UM Researchers Discover Spiral Sound Beams Shift Sideways in Acoustic Hall Effect
Ole Miss physicists proved spiral sound beams shift sideways through engineered surfaces, the first experimental confirmation of an acoustic Hall Effect.

Spiral sound beams can be nudged sideways as they pass through a specially engineered surface, an Ole Miss research team has experimentally confirmed for the first time, publishing their findings in Physical Review Letters.
Likun Zhang, associate professor of physics and astronomy and senior scientist at the National Center for Physical Acoustics in Oxford, led the team behind the discovery. Using vortex beams, sound that spirals forward rather than traveling in a straight column, Zhang's group passed the beams through a designed surface and observed the beam's angular momentum shift, deflecting it slightly to the side. The phenomenon is now experimentally identified as the acoustic orbital Hall Effect.

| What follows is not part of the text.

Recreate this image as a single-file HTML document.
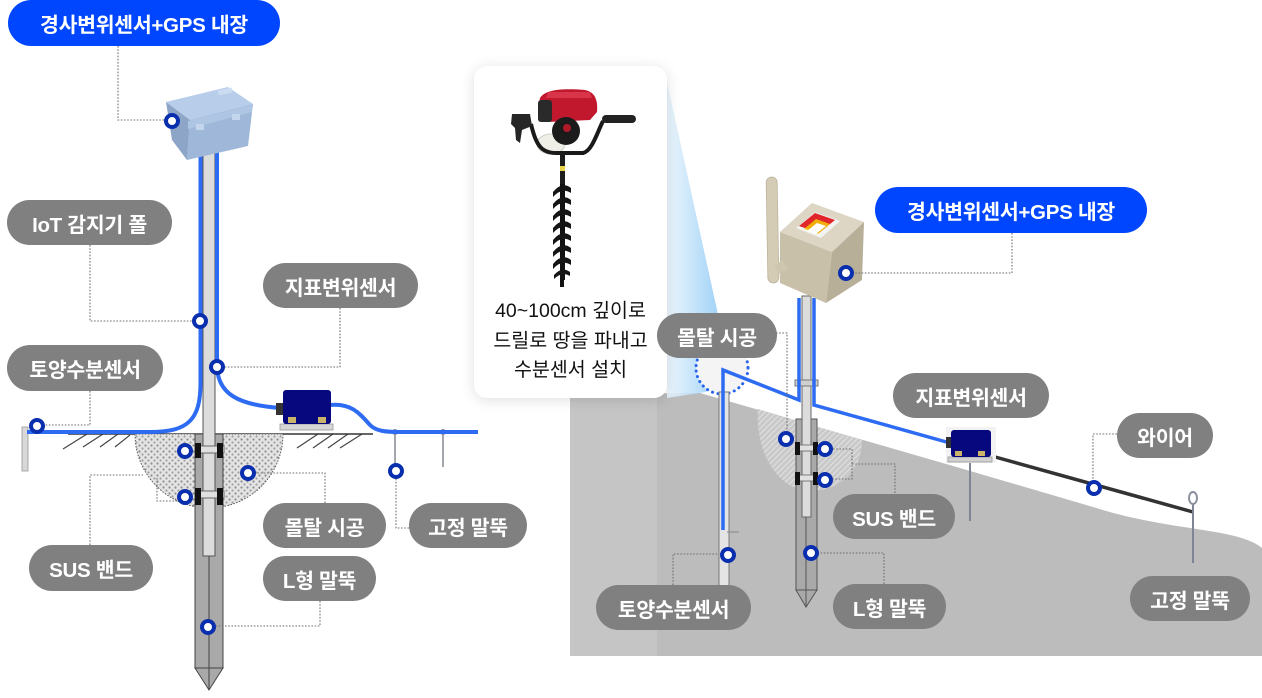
<!DOCTYPE html>
<html><head><meta charset="utf-8">
<style>
html,body{margin:0;padding:0;background:#fff;}
body{width:1262px;height:698px;position:relative;overflow:hidden;font-family:"Liberation Sans","Noto Sans CJK KR",sans-serif;}
svg{position:absolute;left:0;top:0;}
.p{position:absolute;height:45px;border-radius:23px;background:#808080;color:#fff;font-size:20.5px;font-weight:600;display:flex;align-items:center;justify-content:center;white-space:nowrap;letter-spacing:-0.3px;font-family:"Liberation Sans","Noto Sans CJK KR",sans-serif;}
.b{background:#0046ff;height:46px;}
.card{position:absolute;left:474px;top:66px;width:193px;height:332px;background:#fff;border-radius:13px;box-shadow:0 2px 14px rgba(0,0,0,0.13);}
.ct{position:absolute;left:474px;top:297px;width:193px;text-align:center;font-size:19.5px;line-height:29.5px;color:#111;font-family:"Liberation Sans","Noto Sans CJK KR",sans-serif;}
</style></head><body>
<svg width="1262" height="698" viewBox="0 0 1262 698">
<defs>
<pattern id="stip" width="6" height="6" patternUnits="userSpaceOnUse">
<rect width="6" height="6" fill="#e4e4e4"/>
<circle cx="1.5" cy="1.5" r="1.1" fill="#8d8d8d"/>
<circle cx="4.5" cy="4.5" r="1.1" fill="#a0a0a0"/>
</pattern>
<pattern id="hatch" width="4" height="4" patternUnits="userSpaceOnUse" patternTransform="rotate(45)">
<rect width="4" height="4" fill="#c9c9c9"/>
<line x1="0" y1="0" x2="0" y2="4" stroke="#ececec" stroke-width="1.4"/>
</pattern>
<linearGradient id="cone" x1="0" y1="0" x2="1" y2="0">
<stop offset="0" stop-color="#eaf5fd"/>
<stop offset="1" stop-color="#86c5f4"/>
</linearGradient>
</defs>

<!-- ================= LEFT DIAGRAM ================= -->
<g stroke="#444" stroke-width="1.2">
<line x1="63" y1="449" x2="87" y2="434"/><line x1="83" y1="447" x2="103" y2="434"/>
<line x1="100" y1="447" x2="118" y2="434"/><line x1="115" y1="447" x2="130" y2="435"/>
<line x1="297" y1="448" x2="318" y2="434"/><line x1="313" y1="448" x2="333" y2="434"/>
<line x1="328" y1="448" x2="348" y2="434"/><line x1="340" y1="448" x2="362" y2="434"/>
</g>
<line x1="68" y1="434" x2="373" y2="434" stroke="#333" stroke-width="1.5"/>
<path d="M135,434 A74,74 0 0,0 283,434 Z" fill="url(#stip)" stroke="#555" stroke-width="1" stroke-dasharray="1.5 1.5"/>
<rect x="195" y="434" width="28" height="234" fill="#a9a9a9" stroke="#444" stroke-width="1"/>
<polygon points="195,668 223,668 209,690" fill="#a9a9a9" stroke="#444" stroke-width="1"/>
<line x1="195" y1="668" x2="223" y2="668" stroke="#444"/>
<line x1="209" y1="556" x2="209" y2="690" stroke="#444" stroke-width="1"/>
<rect x="203" y="148" width="12" height="408" fill="#dcdcdc" stroke="#555" stroke-width="1"/>
<rect x="199" y="446" width="25" height="7" fill="#e0e0e0" stroke="#666" stroke-width="1"/>
<rect x="195" y="443" width="6" height="15" fill="#111"/><rect x="217" y="443" width="6" height="15" fill="#111"/>
<rect x="199" y="491" width="25" height="7" fill="#e0e0e0" stroke="#666" stroke-width="1"/>
<rect x="195" y="488" width="6" height="17" fill="#111"/><rect x="217" y="488" width="6" height="17" fill="#111"/>
<rect x="22" y="427" width="6" height="44" fill="#d8d8d8" stroke="#999" stroke-width="0.8"/>
<line x1="395" y1="432" x2="395" y2="468" stroke="#8a8f99" stroke-width="1.6"/>
<circle cx="395" cy="432" r="2.5" fill="none" stroke="#8a8f99" stroke-width="1"/>
<line x1="443" y1="432" x2="443" y2="467" stroke="#8a8f99" stroke-width="1.6"/>
<circle cx="443" cy="432" r="2.5" fill="none" stroke="#8a8f99" stroke-width="1"/>
<g fill="none" stroke="#2d6cf2" stroke-width="4">
<path d="M200.5,152 V383 C200.5,420 188,432 150,432 H27"/>
<path d="M217,152 V365 C217,395 240,405 280,408"/>
<path d="M330,405 C352,403 360,414 370,425 C376,431 385,432 400,432 H478"/>
</g>
<rect x="280" y="424" width="53" height="6" fill="#d6d6d6" stroke="#999" stroke-width="0.8"/>
<rect x="276" y="403" width="8" height="12" fill="#333"/>
<rect x="283" y="390" width="48" height="34" rx="3" fill="#07077e"/>
<rect x="288" y="417" width="8" height="6" fill="#c9b46a"/><rect x="318" y="417" width="8" height="6" fill="#c9b46a"/>
<polygon points="166,102 228,87 253,104 190,120" fill="#b7cdea"/>
<polygon points="190,120 253,104 248,146 187,160" fill="#9fb8d9"/>
<polygon points="166,102 190,120 187,160 172,140" fill="#8da6c7"/>
<polygon points="188,121 252,105 252,112 188,129" fill="#aec6e4"/>
<rect x="196" y="124" width="8" height="6" fill="#c3d6ee"/><rect x="232" y="114" width="8" height="6" fill="#c3d6ee"/>
<rect x="218" y="89" width="14" height="5" fill="#cbdcf1" transform="rotate(-12 225 91)"/>

<!-- ================= RIGHT DIAGRAM ================= -->
<path d="M570,394 L700,393 L960,468 L1093,507 C1140,522 1180,526 1215,532 C1240,536 1255,542 1262,548 V656 H570 Z" fill="#bcbcbc"/>
<rect x="570" y="394" width="87" height="262" fill="#c5c5c5"/>
<polygon points="667,82 728,360 706,392 667,398" fill="url(#cone)" opacity="0.88"/>
<path d="M758,409 L862,440 C862,470 840,491 810,491 C780,491 755,455 758,409 Z" fill="url(#hatch)"/>
<circle cx="722" cy="368" r="26" fill="#f4f4f4" stroke="#2563f0" stroke-width="3" stroke-dasharray="0.1 5.5" stroke-linecap="round"/>
<rect x="719" y="392" width="10" height="195" fill="#e4e4e4" stroke="#777" stroke-width="1"/>
<line x1="727" y1="532" x2="739" y2="532" stroke="#888" stroke-width="1"/>
<rect x="796" y="419" width="21" height="171" fill="#a9a9a9" stroke="#555" stroke-width="1"/>
<polygon points="796,590 817,590 806,607" fill="#a9a9a9" stroke="#555" stroke-width="1"/>
<line x1="806" y1="517" x2="806" y2="607" stroke="#555" stroke-width="1"/>
<rect x="802" y="296" width="9" height="221" fill="#dcdcdc" stroke="#666" stroke-width="1"/>
<rect x="795" y="380" width="23" height="6" fill="#cfcfcf" stroke="#777" stroke-width="1"/>
<rect x="798" y="445" width="18" height="6" fill="#e0e0e0" stroke="#666" stroke-width="0.8"/>
<rect x="795" y="442" width="5" height="13" fill="#111"/><rect x="813" y="442" width="5" height="13" fill="#111"/>
<rect x="798" y="475" width="18" height="6" fill="#e0e0e0" stroke="#666" stroke-width="0.8"/>
<rect x="795" y="472" width="5" height="13" fill="#111"/><rect x="813" y="472" width="5" height="13" fill="#111"/>
<g fill="none" stroke="#2d6cf2" stroke-width="3.5">
<path d="M799,298 V400 L723,370 V530"/>
<path d="M814,298 V405 L950,443"/>
</g>
<line x1="988" y1="455" x2="1193" y2="512" stroke="#333" stroke-width="3.5"/>
<line x1="1193" y1="504" x2="1193" y2="563" stroke="#7e8696" stroke-width="2"/>
<ellipse cx="1193" cy="498" rx="4" ry="6" fill="none" stroke="#8a909c" stroke-width="2"/>
<line x1="970" y1="460" x2="970" y2="521" stroke="#7e8696" stroke-width="2"/>
<rect x="946" y="427" width="50" height="36" fill="#f2f2f2"/>
<rect x="948" y="457" width="44" height="5" fill="#d0d0d0" stroke="#999" stroke-width="0.8"/>
<rect x="946" y="437" width="6" height="11" fill="#333"/>
<rect x="951" y="430" width="40" height="27" rx="3" fill="#07077e"/>
<rect x="955" y="451" width="7" height="5" fill="#c9b46a"/><rect x="978" y="451" width="7" height="5" fill="#c9b46a"/>
<rect x="767" y="177" width="11" height="106" rx="5.5" fill="#d5ccb6" stroke="#bdb49d" stroke-width="0.8" transform="rotate(-1 772 230)"/>
<polygon points="780,232 812,203 864,222 832,252" fill="#ddd6c4"/>
<polygon points="780,232 832,252 826,303 780,283" fill="#c9c0aa"/>
<polygon points="832,252 864,222 862,280 826,303" fill="#b8af98"/>
<polygon points="796,228 815,212 840,221 821,238" fill="#f3f3f3"/>
<polygon points="799,226 815,213 835,220 819,233" fill="#e0262b"/>
<polygon points="804,229 816,219 830,224 818,234" fill="#f5d000" opacity="0.8"/>
<polygon points="807,231 817,223 826,226 816,234" fill="#ffffff"/>
<rect x="776" y="262" width="10" height="10" fill="#cfc6b0" transform="rotate(-30 781 267)"/>

<!-- ================= DOTTED LEADERS ================= -->
<g fill="none" stroke="#6e6e6e" stroke-width="1.1" stroke-dasharray="1.6 1.6">
<path d="M118,46 V120 H165"/>
<path d="M90,245 V321 H193"/>
<path d="M340,308 V367 H225"/>
<path d="M90,391 V425 H45"/>
<path d="M90,545 V475 H143"/>
<path d="M157,478 V501 H178"/>
<path d="M325,503 V473 H256"/>
<path d="M320,601 V626 H216"/>
<path d="M409,528 H396 V478"/>
<path d="M1012,233 V273 H855"/>
<path d="M776,333 H787 V431"/>
<path d="M833,449 H852 V479 H833"/>
<path d="M852,464 H895 V494"/>
<path d="M673,585 V554 H719"/>
<path d="M884,584 V553 H820"/>
<path d="M1117,434 H1093 V480"/>
</g>

<!-- ================= MARKERS ================= -->
<g fill="#fff" stroke="#0a2fae" stroke-width="4">
<circle cx="172" cy="121" r="6"/>
<circle cx="200" cy="321" r="6"/>
<circle cx="217" cy="367" r="6"/>
<circle cx="37" cy="426" r="6"/>
<circle cx="185" cy="451" r="6"/>
<circle cx="185" cy="497" r="6"/>
<circle cx="248" cy="473" r="6"/>
<circle cx="208" cy="627" r="6"/>
<circle cx="396" cy="471" r="6"/>
<circle cx="846" cy="273" r="6"/>
<circle cx="786" cy="439" r="6"/>
<circle cx="825" cy="449" r="6"/>
<circle cx="825" cy="480" r="6"/>
<circle cx="728" cy="555" r="6"/>
<circle cx="811" cy="553" r="6"/>
<circle cx="1094" cy="488" r="6"/>
</g>
</svg>

<div class="card"></div>
<svg width="1262" height="698" viewBox="0 0 1262 698" style="pointer-events:none">
<g>
<path d="M540,98 C545,90 560,88 585,90 C595,92 598,100 597,112 L590,120 L548,122 C540,118 538,108 540,98 Z" fill="#c1182e"/>
<path d="M548,92 H590 L592,98 H546 Z" fill="#d8344a"/>
<rect x="538" y="100" width="14" height="22" rx="3" fill="#2a2a2a"/>
<ellipse cx="551" cy="144" rx="14" ry="10" fill="#efefe8" stroke="#cfcfc8" stroke-width="1"/>
<circle cx="566" cy="131" r="14" fill="#1b1b1b"/>
<circle cx="567" cy="128" r="4" fill="#b01a28"/>
<path d="M531,124 C536,146 542,153 556,153 H583 C592,151 597,133 603,121" fill="none" stroke="#1a1a1a" stroke-width="4"/>
<rect x="602" y="115" width="34" height="8" rx="4" fill="#222"/>
<path d="M512,114 H530 L532,126 L522,130 L520,143 L516,140 L515,128 L511,124 Z" fill="#262626"/>
<rect x="560" y="153" width="5" height="34" fill="#1d1d1d"/>
<rect x="560" y="166" width="5" height="5" fill="#e8d44a"/>
<rect x="560" y="184" width="5" height="96" fill="#111"/>
<g fill="#151515">
<path d="M553,192 Q562,181 571,188 L571,193 Q562,187 553,197 Z"/>
<path d="M553,204 Q562,193 571,200 L571,205 Q562,199 553,209 Z"/>
<path d="M553,216 Q562,205 571,212 L571,217 Q562,211 553,221 Z"/>
<path d="M553,228 Q562,217 571,224 L571,229 Q562,223 553,233 Z"/>
<path d="M553,240 Q562,229 571,236 L571,241 Q562,235 553,245 Z"/>
<path d="M553,252 Q562,241 571,248 L571,253 Q562,247 553,257 Z"/>
<path d="M553,264 Q562,253 571,260 L571,265 Q562,259 553,269 Z"/>
<path d="M554,275 Q562,266 570,272 L570,276 Q562,271 554,279 Z"/>
</g>
<rect x="560" y="279" width="4" height="8" fill="#111"/>
</g>
</svg>
<div class="ct">40~100cm 깊이로<br>드릴로 땅을 파내고<br>수분센서 설치</div>

<div class="p b" style="left:8px;top:0;width:272px;">경사변위센서+GPS 내장</div>
<div class="p" style="left:7px;top:200px;width:165px;">IoT 감지기 폴</div>
<div class="p" style="left:263px;top:263px;width:155px;">지표변위센서</div>
<div class="p" style="left:7px;top:345px;width:156px;height:46px;">토양수분센서</div>
<div class="p" style="left:29px;top:545px;width:124px;height:46px;">SUS 밴드</div>
<div class="p" style="left:263px;top:503px;width:123px;">몰탈 시공</div>
<div class="p" style="left:263px;top:556px;width:113px;">L형 말뚝</div>
<div class="p" style="left:409px;top:503px;width:118px;">고정 말뚝</div>
<div class="p b" style="left:875px;top:187px;width:272px;">경사변위센서+GPS 내장</div>
<div class="p" style="left:657px;top:313px;width:120px;">몰탈 시공</div>
<div class="p" style="left:893px;top:373px;width:156px;">지표변위센서</div>
<div class="p" style="left:1117px;top:413px;width:96px;">와이어</div>
<div class="p" style="left:833px;top:494px;width:122px;">SUS 밴드</div>
<div class="p" style="left:596px;top:585px;width:155px;">토양수분센서</div>
<div class="p" style="left:833px;top:584px;width:113px;">L형 말뚝</div>
<div class="p" style="left:1130px;top:576px;width:120px;">고정 말뚝</div>
</body></html>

The Hall Effect has a long history in physics: when something traveling forward, traditionally an electric current, encounters an external influence such as a magnetic field, it deflects to the side. Zhang's group spent roughly five years building toward this acoustic version of that principle.
"About five years ago, our group extended the concept of the Hall Effect to acoustics, where we predicted that this would be the case," Zhang said. "But this follow-up is the first time that we've been able to say, experimentally, 'Here is that shift, and we can prove that it's there.'"

The study, published in Physical Review Letters, a premier journal for physics research, marks the first measurement of the Hall Effect as it applies to acoustics. No prior experimental proof existed for the lateral deflection of acoustic vortex beams, despite the theoretical prediction having circulated for years.
The practical stakes reach well beyond the laboratory. Zhang pointed to biomedical engineering as one promising direction, where precise control of spiral sound could mix fluids or move micro-particles within cells or tissue. The same principle could improve acoustic communication in underwater environments, where conventional signal propagation faces significant limitations.
The University of Mississippi's National Center for Physical Acoustics, situated on the Oxford campus, has positioned itself as a national hub for this kind of fundamental acoustics research. The Zhang group's work adds an experimentally verified building block to what had previously been a theoretical framework, opening a new class of acoustic tools whose precision depends on understanding not just where sound goes, but exactly how its path can be steered.